>>>

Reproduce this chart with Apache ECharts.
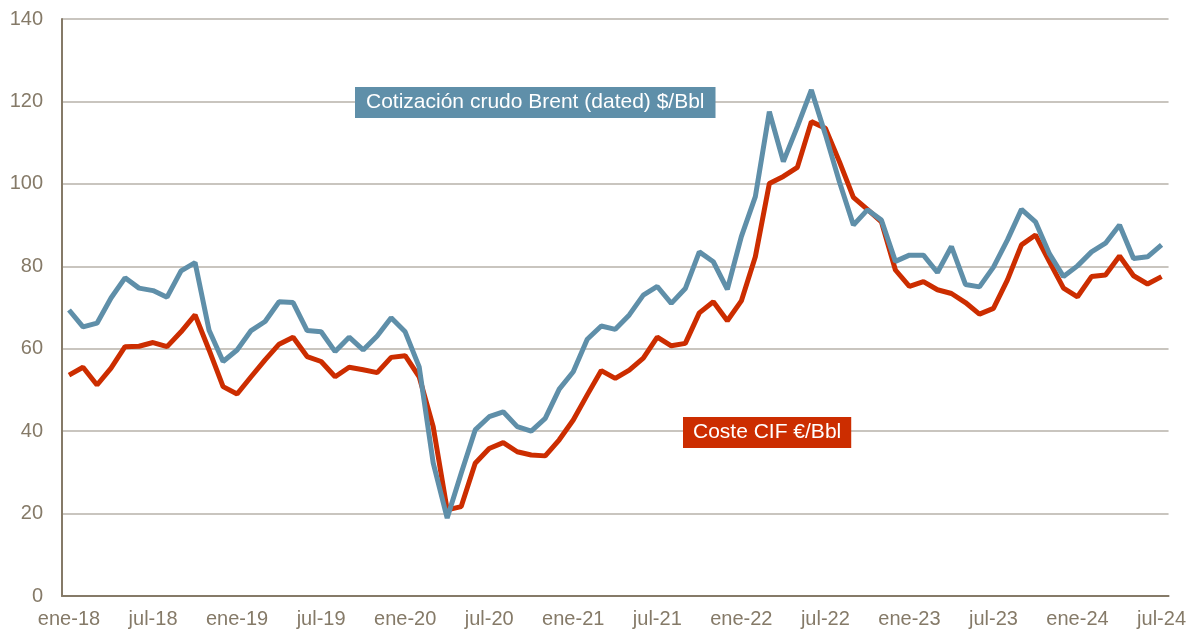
<!DOCTYPE html>
<html>
<head>
<meta charset="utf-8">
<script src="https://cdn.jsdelivr.net/npm/echarts@6/dist/echarts.min.js"></script>
<style>
  html, body { margin: 0; padding: 0; background: #fff; }
  #chart { width: 1189px; height: 632px; }
</style>
</head>
<body>
<div id="chart"></div>
<script>
const meses = ['ene', 'feb', 'mar', 'abr', 'may', 'jun', 'jul', 'ago', 'sep', 'oct', 'nov', 'dic'];
const categories = [];
for (let y = 18; y <= 24; y++) {
  for (let m = 0; m < 12; m++) {
    if (y === 24 && m > 6) break;
    categories.push(meses[m] + '-' + y);
  }
}

// Cotización crudo Brent (dated) $/Bbl
const brent = [
  69.4, 65.3, 66.2, 72.3, 77.2, 74.7, 74.1, 72.5, 78.9, 80.9, 64.5, 56.9,
  59.7, 64.4, 66.6, 71.4, 71.2, 64.4, 64.1, 59.3, 62.8, 59.7, 63.1, 67.5,
  64.1, 55.6, 32.3, 18.9, 29.8, 40.3, 43.5, 44.7, 41.1, 40.0, 43.1, 50.2,
  54.4, 62.3, 65.5, 64.7, 68.2, 73.0, 75.1, 71.0, 74.6, 83.5, 81.1, 74.4,
  87.2, 96.9, 117.5, 105.4, 113.9, 122.8, 112.0, 100.5, 90.0, 93.7, 91.2, 81.2,
  82.7, 82.7, 78.5, 84.8, 75.6, 75.0, 79.8, 86.4, 93.8, 90.8, 83.0, 77.5,
  80.1, 83.5, 85.6, 90.0, 81.9, 82.3, 85.2
];

// Coste CIF €/Bbl
const costeCif = [
  53.6, 55.5, 51.2, 55.3, 60.5, 60.6, 61.5, 60.5, 64.1, 68.2, 59.7, 50.8,
  49.0, 53.2, 57.3, 61.1, 62.8, 58.1, 56.9, 53.2, 55.5, 54.9, 54.2, 57.9,
  58.3, 53.2, 41.1, 20.9, 21.7, 32.2, 35.8, 37.2, 35.0, 34.2, 34.0, 37.9,
  42.7, 48.8, 54.7, 52.8, 54.8, 57.7, 62.8, 60.7, 61.3, 68.7, 71.4, 66.8,
  71.6, 82.3, 100.1, 101.8, 104.0, 115.1, 113.5, 105.4, 96.7, 93.8, 90.8, 79.1,
  75.1, 76.3, 74.3, 73.4, 71.2, 68.4, 69.8, 76.7, 85.2, 87.6, 81.1, 74.7,
  72.6, 77.5, 77.9, 82.5, 77.7, 75.7, 77.5
];

const axisColor = '#857a68';
const font = '"Liberation Sans", Arial, sans-serif';

const myChart = echarts.init(document.getElementById('chart'));
const option = {
  animation: false,
  grid: { left: 62, right: 20, top: 19, bottom: 36 },
  xAxis: {
    type: 'category',
    data: categories,
    boundaryGap: true,
    axisLine: { lineStyle: { color: axisColor, width: 2 } },
    axisTick: { show: false },
    axisLabel: {
      interval: 5,
      color: axisColor,
      fontFamily: font,
      fontSize: 20,
      margin: 13
    },
    splitLine: { show: false }
  },
  yAxis: {
    type: 'value',
    min: 0,
    max: 140,
    interval: 20,
    axisLine: { show: true, lineStyle: { color: axisColor, width: 2 } },
    axisTick: { show: false },
    axisLabel: { color: axisColor, fontFamily: font, fontSize: 20, margin: 19 },
    splitLine: { lineStyle: { color: '#c9c5bf', width: 2 } }
  },
  series: [
    {
      name: 'Cotización crudo Brent (dated) $/Bbl',
      type: 'line',
      data: brent,
      symbol: 'none',
      z: 3,
      lineStyle: { color: '#5f8fa9', width: 5 }
    },
    {
      name: 'Coste CIF €/Bbl',
      type: 'line',
      data: costeCif,
      symbol: 'none',
      z: 2,
      lineStyle: { color: '#cc2d00', width: 5 }
    }
  ],
  graphic: [
    {
      type: 'text',
      left: 355,
      top: 87,
      z: 10,
      style: {
        text: 'Cotización crudo Brent (dated) $/Bbl',
        fill: '#fff',
        font: '21px ' + font,
        backgroundColor: '#5f8fa9',
        padding: [5, 11, 5, 11]
      }
    },
    {
      type: 'text',
      left: 683,
      top: 417,
      z: 10,
      style: {
        text: 'Coste CIF €/Bbl',
        fill: '#fff',
        font: '21px ' + font,
        backgroundColor: '#cc2d00',
        padding: [5, 10, 5, 10]
      }
    }
  ]
};
myChart.setOption(option);
window.addEventListener('resize', () => {
  myChart.resize();
});
</script>
</body>
</html>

<<<

## [Written problem]
Copy the data exactly. Any picture it contains is to be omitted.

## [Response to this task]
Reproduce this chart with Apache ECharts.
<!DOCTYPE html>
<html>
<head>
<meta charset="utf-8">
<script src="https://cdn.jsdelivr.net/npm/echarts@6/dist/echarts.min.js"></script>
<style>
  html, body { margin: 0; padding: 0; background: #fff; }
  #chart { width: 1189px; height: 632px; }
</style>
</head>
<body>
<div id="chart"></div>
<script>
const meses = ['ene', 'feb', 'mar', 'abr', 'may', 'jun', 'jul', 'ago', 'sep', 'oct', 'nov', 'dic'];
const categories = [];
for (let y = 18; y <= 24; y++) {
  for (let m = 0; m < 12; m++) {
    if (y === 24 && m > 6) break;
    categories.push(meses[m] + '-' + y);
  }
}

// Cotización crudo Brent (dated) $/Bbl
const brent = [
  69.4, 65.3, 66.2, 72.3, 77.2, 74.7, 74.1, 72.5, 78.9, 80.9, 64.5, 56.9,
  59.7, 64.4, 66.6, 71.4, 71.2, 64.4, 64.1, 59.3, 62.8, 59.7, 63.1, 67.5,
  64.1, 55.6, 32.3, 18.9, 29.8, 40.3, 43.5, 44.7, 41.1, 40.0, 43.1, 50.2,
  54.4, 62.3, 65.5, 64.7, 68.2, 73.0, 75.1, 71.0, 74.6, 83.5, 81.1, 74.4,
  87.2, 96.9, 117.5, 105.4, 113.9, 122.8, 112.0, 100.5, 90.0, 93.7, 91.2, 81.2,
  82.7, 82.7, 78.5, 84.8, 75.6, 75.0, 79.8, 86.4, 93.8, 90.8, 83.0, 77.5,
  80.1, 83.5, 85.6, 90.0, 81.9, 82.3, 85.2
];

// Coste CIF €/Bbl
const costeCif = [
  53.6, 55.5, 51.2, 55.3, 60.5, 60.6, 61.5, 60.5, 64.1, 68.2, 59.7, 50.8,
  49.0, 53.2, 57.3, 61.1, 62.8, 58.1, 56.9, 53.2, 55.5, 54.9, 54.2, 57.9,
  58.3, 53.2, 41.1, 20.9, 21.7, 32.2, 35.8, 37.2, 35.0, 34.2, 34.0, 37.9,
  42.7, 48.8, 54.7, 52.8, 54.8, 57.7, 62.8, 60.7, 61.3, 68.7, 71.4, 66.8,
  71.6, 82.3, 100.1, 101.8, 104.0, 115.1, 113.5, 105.4, 96.7, 93.8, 90.8, 79.1,
  75.1, 76.3, 74.3, 73.4, 71.2, 68.4, 69.8, 76.7, 85.2, 87.6, 81.1, 74.7,
  72.6, 77.5, 77.9, 82.5, 77.7, 75.7, 77.5
];

const axisColor = '#857a68';
const font = '"Liberation Sans", Arial, sans-serif';

const myChart = echarts.init(document.getElementById('chart'));
const option = {
  animation: false,
  grid: { left: 62, right: 20, top: 19, bottom: 36 },
  xAxis: {
    type: 'category',
    data: categories,
    boundaryGap: true,
    axisLine: { lineStyle: { color: axisColor, width: 2 } },
    axisTick: { show: false },
    axisLabel: {
      interval: 5,
      color: axisColor,
      fontFamily: font,
      fontSize: 20,
      margin: 13
    },
    splitLine: { show: false }
  },
  yAxis: {
    type: 'value',
    min: 0,
    max: 140,
    interval: 20,
    axisLine: { show: true, lineStyle: { color: axisColor, width: 2 } },
    axisTick: { show: false },
    axisLabel: { color: axisColor, fontFamily: font, fontSize: 20, margin: 19 },
    splitLine: { lineStyle: { color: '#c9c5bf', width: 2 } }
  },
  series: [
    {
      name: 'Cotización crudo Brent (dated) $/Bbl',
      type: 'line',
      data: brent,
      symbol: 'none',
      z: 3,
      lineStyle: { color: '#5f8fa9', width: 5 }
    },
    {
      name: 'Coste CIF €/Bbl',
      type: 'line',
      data: costeCif,
      symbol: 'none',
      z: 2,
      lineStyle: { color: '#cc2d00', width: 5 }
    }
  ],
  graphic: [
    {
      type: 'text',
      left: 355,
      top: 87,
      z: 10,
      style: {
        text: 'Cotización crudo Brent (dated) $/Bbl',
        fill: '#fff',
        font: '21px ' + font,
        backgroundColor: '#5f8fa9',
        padding: [5, 11, 5, 11]
      }
    },
    {
      type: 'text',
      left: 683,
      top: 417,
      z: 10,
      style: {
        text: 'Coste CIF €/Bbl',
        fill: '#fff',
        font: '21px ' + font,
        backgroundColor: '#cc2d00',
        padding: [5, 10, 5, 10]
      }
    }
  ]
};
myChart.setOption(option);
window.addEventListener('resize', () => {
  myChart.resize();
});
</script>
</body>
</html>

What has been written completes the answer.